Rent a car. Cape Town’s public transport is limited, Uber works well within the city but gets expensive for full-day excursions, and the coast roads and mountain passes demand to be driven at your own pace. Rental cars start at about three hundred rand per day for a basic hatchback — twenty dollars — and the roads are excellent, well-signposted, and left-hand-drive. International driving permits are technically required but rarely checked; your home license is usually accepted.
The Last Light
My final evening in Cape Town, I drive up to Signal Hill and park among a dozen other cars whose occupants are doing exactly the same thing: watching the sun set over the Atlantic from the place where the mountain meets the city. A couple shares a bottle of wine on a blanket. A man plays guitar softly, something in Afrikaans that sounds like a hymn. Two teenage girls take selfies, then put their phones away and just look, which gives me unreasonable hope for their generation.
Below us, the city is doing what cities do — the evening commute streaming along the freeways, the lights of the Waterfront flickering on, a container ship sliding out of the harbor toward the open ocean. Table Mountain, behind us, has pulled its tablecloth over its head and gone to sleep. The Atlantic, in front of us, is turning the color of dark honey.

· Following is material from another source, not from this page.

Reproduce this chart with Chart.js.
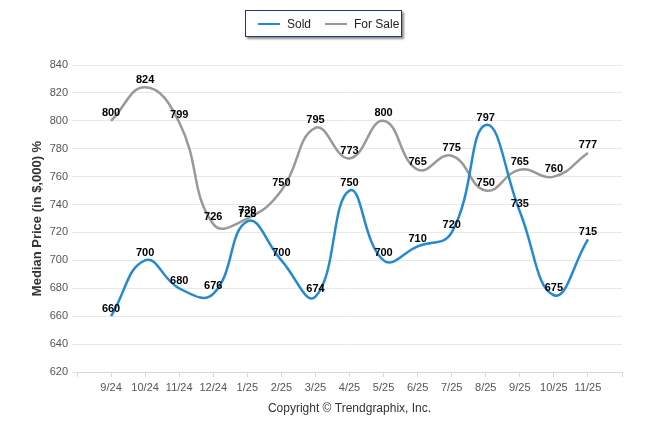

Three days in Cape Town is not enough. I knew this before I came, and I know it more surely now. The city is too beautiful, too complicated, too full of stories that take time to hear, for any weekend to contain. But three days is enough to understand why people come back — why the mountain and the ocean and the quality of light and the weight of history and the warmth of the people conspire to create a place that lodges itself somewhere in your chest and refuses, gently, permanently, to leave.